In 1966 her husband became the first District Officer of the Gilbert Islands and she continued to work setting up Women's clubs in the Gilbert and Ellice Islands. The family returned to Honiara in 1973, where Aqorau became a tour guide and the first woman to work as a taxi driver. Still involved with women's activities, she became involved with the United Church Women's Fellowship (UCWF), serving as the regional secretary for Papua New Guinea and the Solomon Islands for five years. When her husband died in 1976 Aqorau returned to her home village in Munda, but continued her work with UCWF. Asked to help establish a YWCA centre to help prevent young women from leaving school, she began an affiliation with the organisation in 1978. Because there was no facility, the organization met in her home, until a building could be built. The YWCA Women's Training Centre is colloquially called the "Merle Aqorau" Centre. During her tenure, she helped found the first kindergarten in Munda.

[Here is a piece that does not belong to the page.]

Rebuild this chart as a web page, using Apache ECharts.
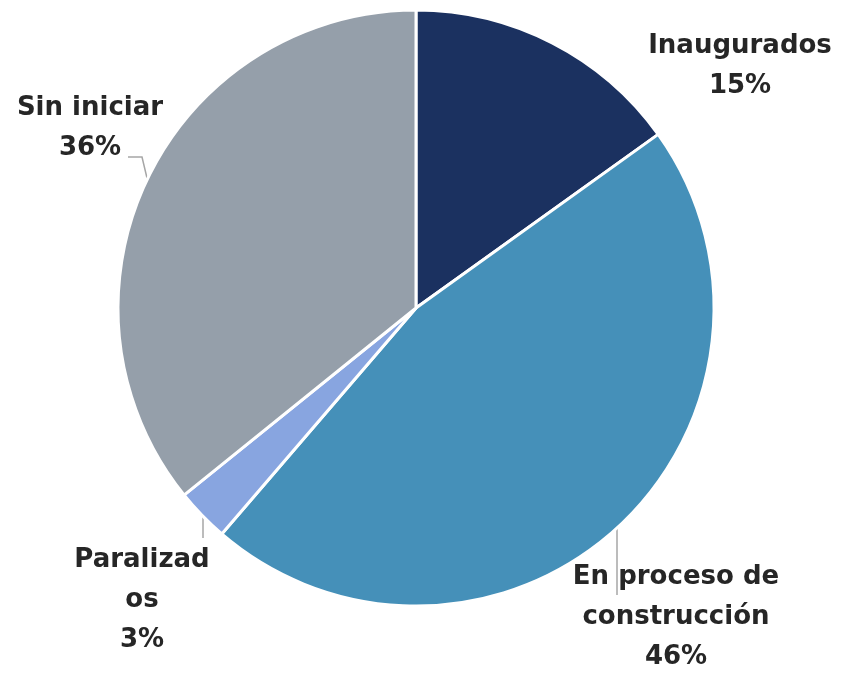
<!DOCTYPE html>
<html>
<head>
<meta charset="utf-8">
<script src="https://cdn.jsdelivr.net/npm/echarts@6/dist/echarts.min.js"></script>
<style>
  html, body { margin: 0; padding: 0; background: #fff; }
  #pieChart { width: 844px; height: 674px; }
</style>
</head>
<body>
<div id="pieChart"></div>
<script>
const categories = ['Inaugurados', 'En proceso de construcción', 'Paralizados', 'Sin iniciar']
const labelNames = ['Inaugurados', 'En proceso de\nconstrucción', 'Paralizad\nos', 'Sin iniciar']
const values = [15.1, 46.2, 2.9, 35.8]
const colors = ['#1B3160', '#4590B9', '#88A5E0', '#959FAA']

// posición de las etiquetas (fuera del pastel)
const labelPos = [
  { x: 740, y: 66, line: null },
  { x: 676, y: 617, line: [[617, 528], [617, 560], [617, 595]] },
  { x: 142, y: 600, line: [[203, 516], [203, 527], [203, 538]] },
  { x: 90, y: 128, line: [[147, 178], [142, 157], [128, 157]] }
]

const chart = echarts.init(document.getElementById('pieChart'))

const seriesData = categories.map((name, i) => ({
  name: name,
  value: values[i],
  itemStyle: { color: colors[i] },
  labelLine: { show: labelPos[i].line !== null }
}))

chart.setOption({
  backgroundColor: '#fff',
  animation: false,
  series: [{
    type: 'pie',
    center: [416, 308],
    radius: [0, 298],
    startAngle: 90,
    clockwise: true,
    itemStyle: {
      borderColor: '#fff',
      borderWidth: 3
    },
    label: {
      show: true,
      position: 'outside',
      color: '#262626',
      fontFamily: 'DejaVu Sans',
      fontWeight: 'bold',
      fontSize: 26,
      lineHeight: 40,
      align: 'center',
      overflow: 'none',
      formatter: function (p) {
        return labelNames[p.dataIndex] + '\n' + Math.round(p.value) + '%'
      }
    },
    labelLine: {
      show: true,
      lineStyle: { color: '#A6A6A6', width: 1.5 }
    },
    labelLayout: function (params) {
      const pos = labelPos[params.dataIndex]
      const out = { x: pos.x, y: pos.y, align: 'center', verticalAlign: 'middle' }
      if (pos.line) out.labelLinePoints = pos.line
      return out
    },
    data: seriesData
  }]
})
</script>
</body>
</html>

In 1980, when women began discussing the idea of establishing a National Council of Women, Aqorau became involved in the organisation and was elected as the inaugural president in 1983. She served in the post for three years, while simultaneously acting as coordinator of the YWCA Training Centre. She ran for provincial office on the Western Provincial Government Area Council and in 1997 contested in the national elections. After 20 years of directing the YWCA in Munda, she retired from the organisation in 1998 and turned her focus to her church work helping organize the centennial celebrations of the establishment of the Methodist Church in the Solomon Islands. In 2000, she was among the delegates to attend the Peace Talks aboard during the ethnic crisis of 1998–2003. Her work as a pioneering worker for women was recognised in 2016, when she was honoured with an MBE in the Order of the British Empire.